The successful negotiation for the “Chinese dissident, a blind man,” referring to Blind Activist Chen Guangcheng. This case actually overwhelmingly supports the argument against Kimambi’s extradition.
Chen Guangcheng was a human rights defender fleeing persecution from China. The U.S. granted him refuge because it believed he was being persecuted for his activism.
The U.S. views Mange Kimambi in a similar light:
A critic of the government facing persecution. Extraditing her would be the opposite of the Chen case; it would mean sending a perceived dissenter into the hands of a government she has criticized, undermining the very “quest for global freedoms” the U.S. promotes and enforces.
4. The U.S. Will Not “Compromise on Her Quest for Global Freedoms”.
This statement is correct. The U.S. sees itself as a beacon for democratic values. Extraditing a vocal critic to a government with a documented record of shrinking democratic space (as reported by organizations like Amnesty International and Human Rights Watch) would be a massive geopolitical and ideological contradiction.
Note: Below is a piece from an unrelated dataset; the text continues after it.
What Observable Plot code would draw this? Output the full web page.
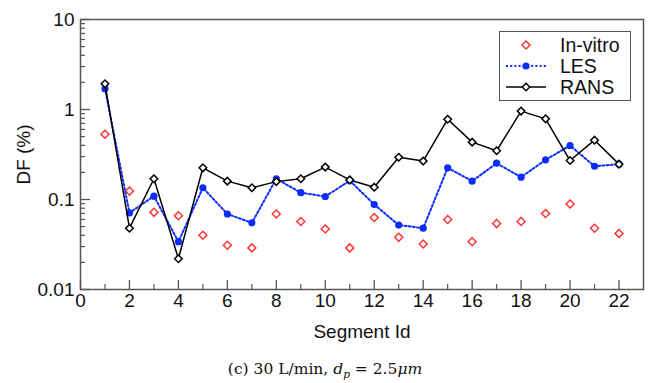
<!DOCTYPE html>
<html><head><meta charset="utf-8">
<script src="https://cdn.jsdelivr.net/npm/d3@7"></script>
<script src="https://cdn.jsdelivr.net/npm/@observablehq/plot@0.6"></script>
<style>
body{margin:0;background:#fff;}
#wrap{position:relative;width:650px;height:383px;font-family:"Liberation Sans",Arial,sans-serif;}
#legend{position:absolute;left:499px;top:31px;width:132px;height:70px;border:1.5px solid #555;background:#fff;box-sizing:border-box;}
.row{position:absolute;left:4px;height:20px;line-height:20px;display:flex;align-items:center;font-size:19.5px;color:#111;}
.row svg{margin-right:12px;}
#caption{position:absolute;top:360px;left:0;width:650px;text-align:center;font-family:"DejaVu Serif","Liberation Serif",serif;font-size:15.5px;line-height:18px;color:#111;}
#caption i{font-style:italic;}
</style></head>
<body>
<div id="wrap">
<div id="chart"></div>
<div id="legend"></div>
<div id="caption">(c) 30 L/min, <i>d</i><sub style="font-size:10.5px;line-height:0"><i>p</i></sub> = 2.5<i>μm</i></div>
</div>
<script>
const segment = [1,2,3,4,5,6,7,8,9,10,11,12,13,14,15,16,17,18,19,20,21,22];
const inVitro = [0.53,0.124,0.072,0.066,0.040,0.031,0.029,0.069,0.057,0.047,0.029,0.063,0.038,0.032,0.060,0.034,0.054,0.057,0.070,0.089,0.048,0.042];
const les     = [1.70,0.071,0.109,0.034,0.135,0.069,0.055,0.170,0.119,0.108,0.162,0.088,0.052,0.048,0.225,0.160,0.253,0.177,0.276,0.398,0.234,0.247];
const rans    = [1.93,0.048,0.170,0.022,0.225,0.160,0.135,0.158,0.170,0.229,0.165,0.137,0.295,0.267,0.78,0.434,0.348,0.96,0.787,0.271,0.456,0.247];
const seriesNames = ["In-vitro","LES","RANS"];
const xTicks = [0,2,4,6,8,10,12,14,16,18,20,22];
const xMinor = [1,3,5,7,9,11,13,15,17,19,21];
const yTicks = [0.01,0.1,1,10];
const yMinor = [0.02,0.03,0.04,0.05,0.06,0.07,0.08,0.09,0.2,0.3,0.4,0.5,0.6,0.7,0.8,0.9,2,3,4,5,6,7,8,9];

const data = segment.map((s,i)=>({s, v: inVitro[i], l: les[i], r: rans[i]}));
const W = 650, H = 383, mL = 80, mR = 7, mT = 19, mB = 94;
const pw = W - mL - mR, ph = H - mT - mB;
const axisCol = "#555";
const red = "#ff3535", blue = "#0a2cff";
const dash = "2,2.2";

const chart = Plot.plot({
  width: W, height: H,
  marginLeft: mL, marginRight: mR, marginTop: mT, marginBottom: mB,
  style: {fontFamily: "Liberation Sans, Arial, sans-serif", fontSize: "19px", color: "#111", background: "#fff"},
  x: {domain: [0,23]},
  y: {type: "log", domain: [0.01,10]},
  marks: [
    Plot.tickY(yTicks, {y: d=>d, stroke: axisCol, strokeWidth: 1.3, insetRight: pw - 10}),
    Plot.tickY(yMinor, {y: d=>d, stroke: axisCol, strokeWidth: 1.2, insetRight: pw - 5}),
    Plot.tickX(xTicks, {x: d=>d, stroke: axisCol, strokeWidth: 1.3, insetTop: ph - 9}),
    Plot.tickX(xMinor, {x: d=>d, stroke: axisCol, strokeWidth: 1.2, insetTop: ph - 5}),
    Plot.axisY({ticks: yTicks, tickSize: 0, tickPadding: 6, tickFormat: d=>String(d), label: "DF (%)", labelAnchor: "center", labelOffset: 64, labelArrow: "none"}),
    Plot.axisX({ticks: xTicks, tickSize: 0, tickPadding: 4, tickFormat: d=>String(d), label: "Segment Id", labelAnchor: "center", labelOffset: 48, labelArrow: "none"}),
    Plot.frame({stroke: axisCol, strokeWidth: 1.5}),
    Plot.dot(data, {x: "s", y: "v", symbol: "diamond2", r: 3.6, stroke: red, strokeWidth: 1.5, fill: "white"}),
    Plot.line(data, {x: "s", y: "l", stroke: blue, strokeWidth: 2, strokeDasharray: dash}),
    Plot.dot(data, {x: "s", y: "l", r: 3.6, fill: blue, stroke: "none"}),
    Plot.line(data, {x: "s", y: "r", stroke: "#000", strokeWidth: 1.5}),
    Plot.dot(data, {x: "s", y: "r", symbol: "diamond2", r: 3.4, stroke: "#000", strokeWidth: 1.5, fill: "white"})
  ]
});
document.getElementById("chart").appendChild(chart);

// legend
const legend = document.getElementById("legend");
const tops = [3, 24, 45];
const sym = [
  `<svg width="44" height="20"><path d="M22,6 L26,10 L22,14 L18,10 Z" fill="white" stroke="${red}" stroke-width="1.5"/></svg>`,
  `<svg width="44" height="20"><line x1="2" y1="10" x2="42" y2="10" stroke="${blue}" stroke-width="2" stroke-dasharray="${dash}"/><circle cx="22" cy="10" r="3.6" fill="${blue}"/></svg>`,
  `<svg width="44" height="20"><line x1="2" y1="10" x2="42" y2="10" stroke="#000" stroke-width="1.5"/><path d="M22,6.2 L25.8,10 L22,13.8 L18.2,10 Z" fill="white" stroke="#000" stroke-width="1.5"/></svg>`
];
seriesNames.forEach((n,i)=>{
  const d = document.createElement("div");
  d.className = "row";
  d.style.top = tops[i] + "px";
  d.innerHTML = sym[i] + `<span>${n}</span>`;
  legend.appendChild(d);
});
</script>
</body></html>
It would:
· Undermine the credibility of the U.S. voice on human rights globally.
· Send a chilling message to other dissidents and activists who seek refuge in the U.S.
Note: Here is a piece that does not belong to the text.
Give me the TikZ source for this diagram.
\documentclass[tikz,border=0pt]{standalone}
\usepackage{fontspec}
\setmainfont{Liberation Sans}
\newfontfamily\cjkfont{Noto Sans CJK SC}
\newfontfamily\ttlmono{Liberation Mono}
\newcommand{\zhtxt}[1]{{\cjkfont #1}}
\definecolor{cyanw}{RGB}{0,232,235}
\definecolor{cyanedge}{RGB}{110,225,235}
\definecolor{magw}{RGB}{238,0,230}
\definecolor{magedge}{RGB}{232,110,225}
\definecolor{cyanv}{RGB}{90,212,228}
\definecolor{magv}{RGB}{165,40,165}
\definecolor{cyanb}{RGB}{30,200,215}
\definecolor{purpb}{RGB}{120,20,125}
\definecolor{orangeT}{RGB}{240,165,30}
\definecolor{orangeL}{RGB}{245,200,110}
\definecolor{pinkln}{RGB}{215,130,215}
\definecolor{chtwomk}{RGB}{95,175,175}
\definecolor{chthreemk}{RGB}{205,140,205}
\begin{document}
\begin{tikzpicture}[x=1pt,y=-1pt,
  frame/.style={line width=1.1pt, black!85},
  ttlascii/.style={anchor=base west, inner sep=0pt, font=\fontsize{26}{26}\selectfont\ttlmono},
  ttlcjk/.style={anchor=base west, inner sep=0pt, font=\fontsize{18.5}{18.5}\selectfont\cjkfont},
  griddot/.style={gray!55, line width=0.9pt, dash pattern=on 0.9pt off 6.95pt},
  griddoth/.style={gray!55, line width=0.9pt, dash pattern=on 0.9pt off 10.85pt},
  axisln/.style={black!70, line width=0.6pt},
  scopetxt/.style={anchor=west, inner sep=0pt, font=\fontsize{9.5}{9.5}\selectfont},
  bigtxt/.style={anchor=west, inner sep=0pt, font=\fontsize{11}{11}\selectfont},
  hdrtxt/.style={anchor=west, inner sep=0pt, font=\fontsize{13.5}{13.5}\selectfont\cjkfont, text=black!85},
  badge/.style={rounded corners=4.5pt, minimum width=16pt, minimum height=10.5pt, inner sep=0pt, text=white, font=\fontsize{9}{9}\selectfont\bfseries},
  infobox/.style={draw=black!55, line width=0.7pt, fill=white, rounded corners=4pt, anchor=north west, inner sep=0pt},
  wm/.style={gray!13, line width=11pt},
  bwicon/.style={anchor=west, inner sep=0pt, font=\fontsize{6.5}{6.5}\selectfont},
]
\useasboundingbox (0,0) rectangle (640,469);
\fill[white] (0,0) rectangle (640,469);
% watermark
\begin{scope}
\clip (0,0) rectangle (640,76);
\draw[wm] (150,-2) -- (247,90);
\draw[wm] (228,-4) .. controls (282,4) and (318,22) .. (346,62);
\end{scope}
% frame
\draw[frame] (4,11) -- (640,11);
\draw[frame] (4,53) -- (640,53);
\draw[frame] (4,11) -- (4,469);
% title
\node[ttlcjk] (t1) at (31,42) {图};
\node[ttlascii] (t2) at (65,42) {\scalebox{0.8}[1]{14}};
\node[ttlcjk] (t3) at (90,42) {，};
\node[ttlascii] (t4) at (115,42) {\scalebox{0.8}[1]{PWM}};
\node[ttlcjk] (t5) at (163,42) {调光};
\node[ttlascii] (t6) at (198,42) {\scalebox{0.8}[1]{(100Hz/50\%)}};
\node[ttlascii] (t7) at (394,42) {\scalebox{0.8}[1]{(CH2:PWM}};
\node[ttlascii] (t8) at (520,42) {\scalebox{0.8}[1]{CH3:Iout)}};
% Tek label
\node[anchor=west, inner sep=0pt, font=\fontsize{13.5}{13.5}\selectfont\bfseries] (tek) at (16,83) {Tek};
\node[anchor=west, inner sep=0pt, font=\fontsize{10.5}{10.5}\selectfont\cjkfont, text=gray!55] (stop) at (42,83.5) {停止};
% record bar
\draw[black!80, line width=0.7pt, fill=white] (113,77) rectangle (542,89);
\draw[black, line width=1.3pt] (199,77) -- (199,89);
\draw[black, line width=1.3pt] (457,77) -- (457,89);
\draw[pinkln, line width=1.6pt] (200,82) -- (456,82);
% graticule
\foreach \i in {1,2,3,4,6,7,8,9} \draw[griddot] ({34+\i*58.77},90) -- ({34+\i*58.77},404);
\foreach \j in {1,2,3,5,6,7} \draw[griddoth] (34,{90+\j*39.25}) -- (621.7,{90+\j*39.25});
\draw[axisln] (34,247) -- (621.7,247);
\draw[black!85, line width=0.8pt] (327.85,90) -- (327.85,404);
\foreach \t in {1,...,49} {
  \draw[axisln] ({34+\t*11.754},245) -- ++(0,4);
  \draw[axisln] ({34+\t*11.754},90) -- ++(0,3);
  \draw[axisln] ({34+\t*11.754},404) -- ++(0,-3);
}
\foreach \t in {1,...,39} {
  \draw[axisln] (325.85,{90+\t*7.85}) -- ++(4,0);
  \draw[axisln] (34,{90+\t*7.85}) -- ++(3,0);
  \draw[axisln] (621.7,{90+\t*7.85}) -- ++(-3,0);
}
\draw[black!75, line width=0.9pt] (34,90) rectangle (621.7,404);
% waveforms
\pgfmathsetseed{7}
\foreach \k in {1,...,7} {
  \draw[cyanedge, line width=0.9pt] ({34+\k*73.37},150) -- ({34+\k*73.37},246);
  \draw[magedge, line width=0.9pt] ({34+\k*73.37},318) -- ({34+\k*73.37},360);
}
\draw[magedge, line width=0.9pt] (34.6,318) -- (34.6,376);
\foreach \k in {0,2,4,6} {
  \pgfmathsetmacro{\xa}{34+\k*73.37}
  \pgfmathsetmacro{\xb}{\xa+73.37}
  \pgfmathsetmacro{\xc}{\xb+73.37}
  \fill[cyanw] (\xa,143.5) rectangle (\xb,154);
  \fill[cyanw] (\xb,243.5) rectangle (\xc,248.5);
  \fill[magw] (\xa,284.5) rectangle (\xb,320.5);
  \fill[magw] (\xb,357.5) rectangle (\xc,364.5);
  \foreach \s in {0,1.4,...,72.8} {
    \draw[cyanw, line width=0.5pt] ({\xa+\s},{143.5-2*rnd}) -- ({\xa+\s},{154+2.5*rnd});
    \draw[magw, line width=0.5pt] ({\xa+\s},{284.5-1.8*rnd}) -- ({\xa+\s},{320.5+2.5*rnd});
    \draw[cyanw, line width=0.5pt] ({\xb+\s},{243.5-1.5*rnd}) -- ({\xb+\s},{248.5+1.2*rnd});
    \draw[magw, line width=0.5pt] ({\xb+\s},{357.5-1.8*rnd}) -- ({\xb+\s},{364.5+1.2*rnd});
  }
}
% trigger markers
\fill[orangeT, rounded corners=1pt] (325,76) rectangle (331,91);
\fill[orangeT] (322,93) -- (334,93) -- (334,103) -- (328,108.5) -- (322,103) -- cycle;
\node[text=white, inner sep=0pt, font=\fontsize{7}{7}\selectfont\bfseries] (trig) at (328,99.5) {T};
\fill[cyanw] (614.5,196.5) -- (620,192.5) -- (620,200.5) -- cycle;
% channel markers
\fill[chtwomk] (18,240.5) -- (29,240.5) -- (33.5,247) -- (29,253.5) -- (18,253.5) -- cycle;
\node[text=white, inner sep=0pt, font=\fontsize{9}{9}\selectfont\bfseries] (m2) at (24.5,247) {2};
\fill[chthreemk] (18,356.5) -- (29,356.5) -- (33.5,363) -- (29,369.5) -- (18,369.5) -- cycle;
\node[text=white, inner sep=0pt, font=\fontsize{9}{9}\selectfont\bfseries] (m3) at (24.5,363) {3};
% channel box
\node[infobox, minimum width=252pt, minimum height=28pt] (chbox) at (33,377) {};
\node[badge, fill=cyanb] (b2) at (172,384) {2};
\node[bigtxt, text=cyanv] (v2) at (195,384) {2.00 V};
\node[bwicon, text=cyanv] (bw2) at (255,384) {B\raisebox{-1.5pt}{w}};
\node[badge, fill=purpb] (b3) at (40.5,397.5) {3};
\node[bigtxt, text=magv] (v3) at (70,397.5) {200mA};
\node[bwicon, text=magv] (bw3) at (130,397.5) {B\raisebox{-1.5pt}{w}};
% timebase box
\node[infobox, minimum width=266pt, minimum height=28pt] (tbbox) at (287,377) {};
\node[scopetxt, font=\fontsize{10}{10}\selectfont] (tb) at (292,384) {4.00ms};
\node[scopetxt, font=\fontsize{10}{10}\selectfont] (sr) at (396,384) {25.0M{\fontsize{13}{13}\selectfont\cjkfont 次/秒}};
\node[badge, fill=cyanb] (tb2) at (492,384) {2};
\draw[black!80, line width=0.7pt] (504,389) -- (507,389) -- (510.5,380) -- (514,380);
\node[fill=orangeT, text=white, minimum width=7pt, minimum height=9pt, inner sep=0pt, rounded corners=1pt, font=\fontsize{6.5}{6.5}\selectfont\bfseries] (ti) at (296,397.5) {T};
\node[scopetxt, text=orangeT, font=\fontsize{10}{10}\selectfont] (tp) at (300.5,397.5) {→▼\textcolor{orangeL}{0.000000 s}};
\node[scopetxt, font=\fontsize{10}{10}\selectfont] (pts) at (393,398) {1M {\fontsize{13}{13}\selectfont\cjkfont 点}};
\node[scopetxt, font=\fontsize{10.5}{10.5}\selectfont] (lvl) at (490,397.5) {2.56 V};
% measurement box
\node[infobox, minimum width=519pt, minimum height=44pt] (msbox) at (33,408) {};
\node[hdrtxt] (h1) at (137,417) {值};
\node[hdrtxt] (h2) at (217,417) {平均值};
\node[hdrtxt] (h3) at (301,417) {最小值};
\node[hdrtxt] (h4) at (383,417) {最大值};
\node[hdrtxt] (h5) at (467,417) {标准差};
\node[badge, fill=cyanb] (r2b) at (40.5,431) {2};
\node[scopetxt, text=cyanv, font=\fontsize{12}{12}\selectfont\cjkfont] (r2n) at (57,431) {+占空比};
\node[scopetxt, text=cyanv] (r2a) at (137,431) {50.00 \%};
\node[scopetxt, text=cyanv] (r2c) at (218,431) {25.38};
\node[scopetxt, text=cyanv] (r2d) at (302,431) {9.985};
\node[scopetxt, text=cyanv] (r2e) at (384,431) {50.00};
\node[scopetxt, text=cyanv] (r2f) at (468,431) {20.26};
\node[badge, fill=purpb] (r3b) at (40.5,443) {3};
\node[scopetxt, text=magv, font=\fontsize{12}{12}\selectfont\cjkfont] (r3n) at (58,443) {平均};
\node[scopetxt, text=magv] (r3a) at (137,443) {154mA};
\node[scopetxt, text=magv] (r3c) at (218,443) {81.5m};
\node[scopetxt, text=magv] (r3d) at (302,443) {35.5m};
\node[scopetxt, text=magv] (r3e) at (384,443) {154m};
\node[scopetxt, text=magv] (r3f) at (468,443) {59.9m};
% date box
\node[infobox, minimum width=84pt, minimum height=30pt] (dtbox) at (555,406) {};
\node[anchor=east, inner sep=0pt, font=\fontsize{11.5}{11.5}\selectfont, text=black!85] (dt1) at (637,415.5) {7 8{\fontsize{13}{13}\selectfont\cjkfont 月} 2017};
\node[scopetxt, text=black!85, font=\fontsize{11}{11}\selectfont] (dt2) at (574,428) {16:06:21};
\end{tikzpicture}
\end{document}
· Be heavily criticized by Congress, human rights organizations, and the media.
· US Courts intervention makes the whole extradition a mere fantasy, not a feasible realization.
Conclusion.
It is extremely unlikely that the United States will approve the extradition of Mange Kimambi.
The Tanzanian A.G. is correct that a legal treaty exists, but the treaty is merely the starting gate, not the finish line. The U.S. tedious extradition process, anchored in its constitutional principles, will almost certainly act as a formidable barrier.
The charges against Kimambi are precisely the type that the U.S. judicial system is designed to scrutinize for political motivation. Given the high probability that her case would be seen as an issue of protected free speech and political persecution, a U.S. court would very likely refuse the extradition request. To do otherwise would indeed be seen as “ditching the pillars of democracy,” an action the U.S. is institutionally and ideologically resistant and impervious to fall for.
Concluding Remarks:
1. Tanzania’s Position:
Tanzania’s Attorney General, Hamza Johari , has publicly aired a “wishful thinking” for charges of incitement, terrorism, and treason against Mange Kimambi and has stated his intent to use the UK-US extradition treaty (inherited by Tanzania) to bring her back from the United States. Regrettably, it is a dead perspiration not only on arrival but from its very inception. In fact, it is a bridge to abysmal.
2. The High U.S. Barrier:
The U.S. extradition process is rigorous and requires:
· Dual Criminality:
The act must be a crime in both countries.
· Probable Cause:
Strong evidence must be presented.
· No Political Persecution:
The U.S. will not extradite if the request is deemed politically motivated or if the person would face an unfair trial.
3. Core Conflict: Free Speech vs. Political Charges:
The U.S. is highly likely to view the charges against Kimambi as an attempt to criminalize political speech, which is protected by the First Amendment. The “incitement” charge, in particular, would be measured against the strict U.S. legal standard requiring “imminent lawless action.”
4. In A Nutshell:
Extradition is highly improbable. Complying with Tanzania’s request would be seen as the U.S. abandoning its core democratic principles. The case of Chinese activist Chen Guangcheng, whom the U.S. protected, demonstrates that the U.S. provides refuge to those it sees as persecuted for their dissent, rather than extraditing them.